From Anne Michaels' The Winter Vault:
-- Jean, what I said about sadness . . . what I mean is that a building and the space it possesses should help us be alive, it should allow for the heeding of things; I don't know even how to talk about it, what words to use; just that some places make certain things possible or even likely -- not to go so far as to say a place can create behaviour, but it is complicit somehow. Is there a difference between making events possible and creating them? Does a certain kind of bridge create its suicides? I know that when I am in a great building I feel a mortal sadness, and it is so specific that when I leave the building -- the church, the hall, the house -- and walk back out into the street, I see everything around me with a clarity that only the experience of the building could bestow in me.
And what I said about building the room where I wished I'd been born, continued Avery, what I mean to say is that it would be a place to be reborn . . .

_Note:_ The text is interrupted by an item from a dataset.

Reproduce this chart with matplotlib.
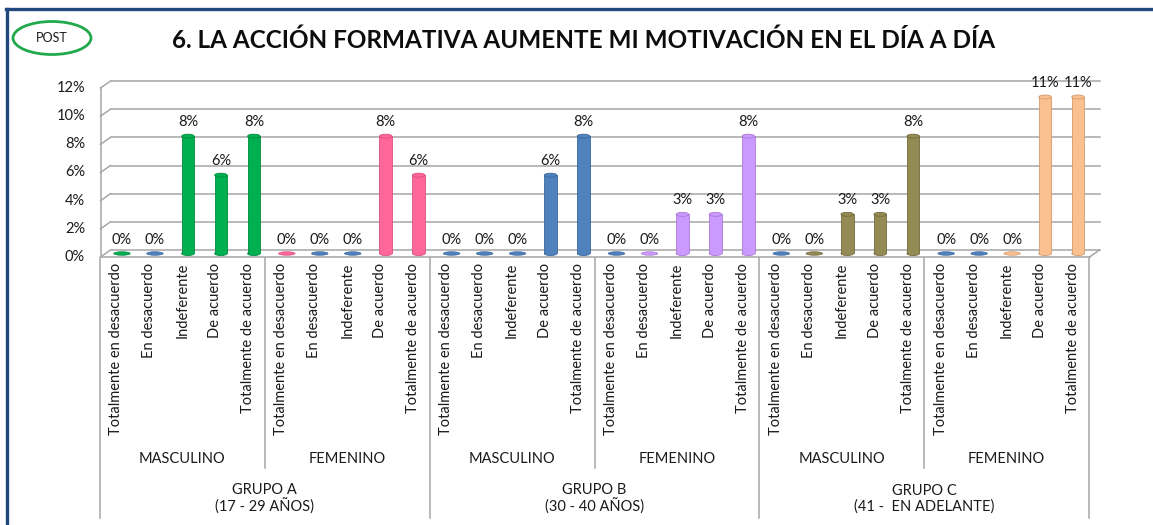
import matplotlib
matplotlib.use("Agg")
import matplotlib.pyplot as plt
from matplotlib.patches import Ellipse
from matplotlib.lines import Line2D

plt.rcParams['font.family'] = ['Lato', 'DejaVu Sans']

# Data (porcentajes sobre 36 encuestados)
respuestas = ["Totalmente en desacuerdo", "En desacuerdo", "Indeferente",
              "De acuerdo", "Totalmente de acuerdo"]
sexos = ["MASCULINO", "FEMENINO"]
grupos = ["GRUPO A\n(17 - 29 AÑOS)", "GRUPO B\n(30 - 40 AÑOS)",
          "GRUPO C\n(41 -  EN ADELANTE)"]

a_masc = [0, 0, 8.33, 5.56, 8.33]
a_fem = [0, 0, 0, 8.33, 5.56]
b_masc = [0, 0, 0, 5.56, 8.33]
b_fem = [0, 0, 2.78, 2.78, 8.33]
c_masc = [0, 0, 2.78, 2.78, 8.33]
c_fem = [0, 0, 0, 11.11, 11.11]

series = [a_masc, a_fem, b_masc, b_fem, c_masc, c_fem]
colores = ["#00B050", "#FF6699", "#4F81BD", "#CC99FF", "#948A54", "#FAC090"]
bordes = ["#00893E", "#D9507F", "#3A679C", "#A97AD6", "#74693D", "#D39A6A"]
# zero markers keep the default blue except these positions
cero_color = {0: 0, 5: 1, 16: 3, 21: 4, 27: 5}

W, H = 1153, 525
fig = plt.figure(figsize=(W / 100, H / 100), dpi=100)

def fx(x):
    return x / W

def fy(y):
    return 1 - y / H

Y0, Y12 = 253.5, 84.5   # pixel rows of 0% and 12% at the bars' depth
ax = fig.add_axes([fx(105.5), fy(Y0), (1094.5 - 105.5) / W, (Y0 - Y12) / H])
ax.set_xlim(-0.5, 29.5)
ax.set_ylim(0, 12)
ax.axis("off")

dxu = 30 / 989          # data units per pixel (x)
dyu = 12 / (Y0 - Y12)   # data units per pixel (y)

def py(row):
    return (Y0 - row) * dyu

grid = "#A6A6A6"
txt = "#1A1A1A"

# back wall gridlines + left wall
back = 3.5 * dyu
front = -3.5 * dyu
for v in range(0, 13, 2):
    ax.plot([-0.5 + 5 * dxu, 29.5 + 5 * dxu], [v + back] * 2, color=grid, lw=1.1,
            clip_on=False, zorder=1)
    ax.plot([-0.5 - 5 * dxu, -0.5 + 5 * dxu], [v + front, v + back], color=grid, lw=1.1,
            clip_on=False, zorder=1)
    ax.text(-0.5 - 20.5 * dxu, v + front, f"{v}%", ha="right", va="center",
            fontsize=10.5, color=txt)
ax.plot([-0.5 - 5 * dxu] * 2, [front, 12 + front], color=grid, lw=1.1, clip_on=False)
ax.plot([-0.5 - 5 * dxu, 29.5 - 5 * dxu], [front] * 2, color=grid, lw=1.1, clip_on=False)
ax.plot([29.5 - 5 * dxu, 29.5 + 5 * dxu], [front, back], color=grid, lw=1.1, clip_on=False)

# bars
bw = 0.38
for s, vals in enumerate(series):
    for j, v in enumerate(vals):
        i = s * 5 + j
        if v > 0:
            ax.bar(i, v, width=bw, color=colores[s], edgecolor=bordes[s], lw=0.6, zorder=3)
            ax.add_patch(Ellipse((i, v), bw, 4 * dyu, facecolor=colores[s],
                                 edgecolor=bordes[s], lw=0.6, zorder=4))
            ax.add_patch(Ellipse((i, 0), bw, 4 * dyu, facecolor=colores[s],
                                 edgecolor=bordes[s], lw=0.6, zorder=2, clip_on=False))
        else:
            c = cero_color.get(i, 2)
            ax.add_patch(Ellipse((i, 0), 0.5, 3.5 * dyu, facecolor=colores[c],
                                 edgecolor=bordes[c], lw=0.5, zorder=3, clip_on=False))
        ax.annotate(f"{v:.0f}%", (i, v), xytext=(0, 14), textcoords="offset pixels",
                    ha="center", va="center", fontsize=10.5, color=txt)

# category axis (three levels)
shift = -5.5 * dxu
for i in range(30):
    ax.text(i + shift, py(263), respuestas[i % 5], rotation=90, ha="center", va="top",
            fontsize=10.5, color=txt)
for k in range(6):
    ax.text(k * 5 + 2 + shift, py(459), sexos[k % 2], ha="center", va="center",
            fontsize=10.5, color=txt)
    if k % 2 == 0:
        ax.plot([k * 5 + 4.5 + shift] * 2, [py(258), py(468)], color=grid, lw=1.1,
                clip_on=False)
for g in range(3):
    ax.text(g * 10 + 4.5 + shift, py(499), grupos[g], ha="center", va="center",
            fontsize=10.5, color=txt, linespacing=1.1)
for g in range(4):
    ax.plot([g * 10 - 0.5 + shift] * 2, [py(258), py(518)], color=grid, lw=1.1,
            clip_on=False)

# frame, badge and title
fig.add_artist(Line2D([fx(6), fx(1153)], [fy(9), fy(9)], color="#1F497D", lw=2.4))
fig.add_artist(Line2D([fx(7), fx(7)], [fy(9), fy(525)], color="#1F497D", lw=2.4))
fig.add_artist(Ellipse((fx(52), fy(38)), 78 / W, 33 / H, transform=fig.transFigure,
                       fill=False, edgecolor="#22A94B", lw=2))
fig.text(fx(52), fy(38), "POST", ha="center", va="center", fontsize=9, color=txt)
fig.text(fx(584), fy(40), "6. LA ACCIÓN FORMATIVA AUMENTE MI MOTIVACIÓN EN EL DÍA A DÍA",
         ha="center", va="center", fontsize=17.5, fontweight="bold", color="#0D0D0D")

fig.savefig("out.png", dpi=100)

3 scribble(s) in the margin:
I'm reminded of a tiny little church nestled into a hill that rises from a Sheild Country lake (I think it was in the Muskokas). *Tiny* white-walled holy place ... couldn't have sat more than 30 people.
I felt that great and potent longing there ...
:-)
Oops ... I mean *Shield* Country ...
Isn't it interesting that sometimes the holiest places seem to be the smallest, or most humble in appearance?
I'm really beginning to think about my response to buildings, architecture, the way space is used. I'm loving this book!